The statistical data show that both suppression of the ghost pulses and reduction in the amplitude noise distribution on the ones is achieved. According to Fig. 10, the variance of the distribution of the amplitude noise is reduced by a factor of ~2. The introduction of timing jitter manifests itself by adding some asymmetry on the output optical eye diagram.

7. Conclusion

We have presented simple and generalized scaling rules for the design of 2R optical regenerators based on SPM in normally dispersive fibers. Our present study, which was restricted to the case of Gaussian input pulses and lossless fibers, has shown that the regenerator performance can be mapped onto a parameter space defined by the fiber properties (as expressed by L/L_D), and the filter offset position. Our scaling rules show how the bit-rate (pulse width) affects the system performance, and we have identified the optimal operating conditions which ensure power equalization for a broad range of incoming powers. We have also identified the trade-off that exists between performance and energy efficiency, and have examined the characteristics of the regenerated pulses under different operating conditions.
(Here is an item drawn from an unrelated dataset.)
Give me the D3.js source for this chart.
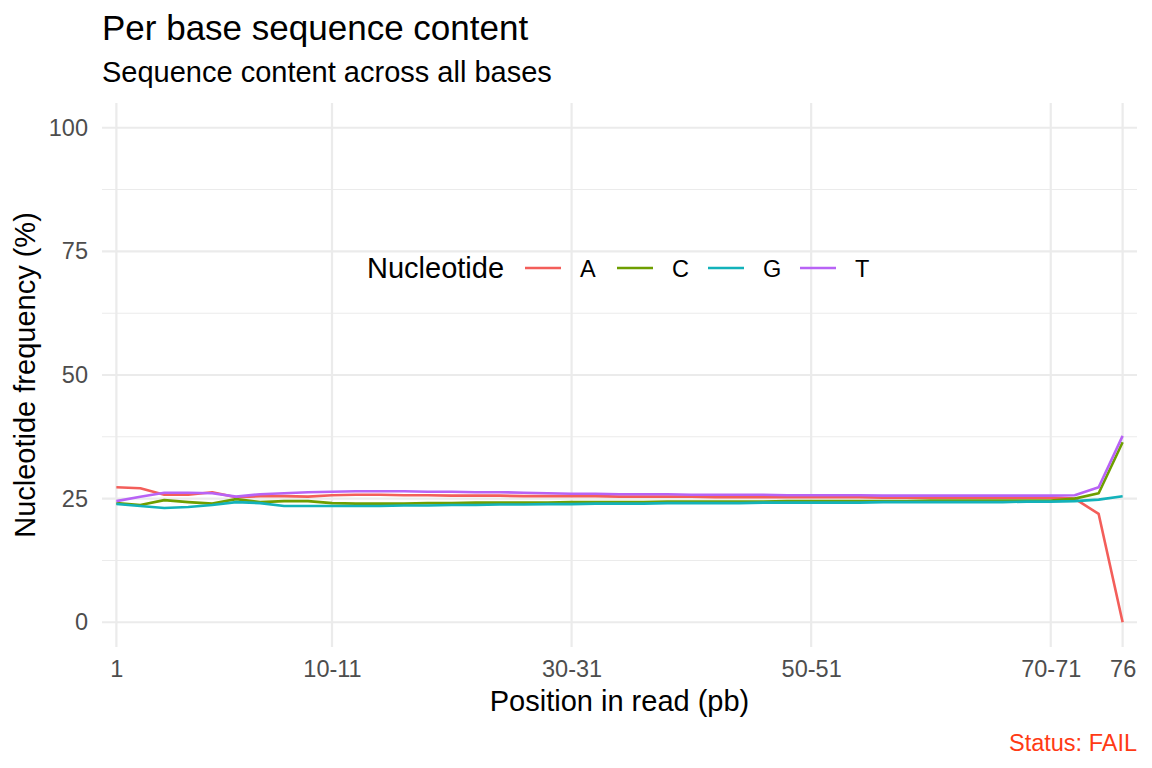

A detailed extension of the study to include the effects of fiber loss is naturally of great practical interest, as is extension of the mapping concept to other pulse forms. Our initial studies in both of these directions confirm that the trends that we have identified in the present study can be extended directly to both of these cases, albeit with quantitative changes to the design maps [30]. A study of the impact of other high-order effects (e.g. Stimulated Brillouin Scattering, Stimulated Raman Scattering or Two Photon Absorption) is also likely to be of interest depending on the precise nature of the fiber host material (e.g. silica- or non silica-based).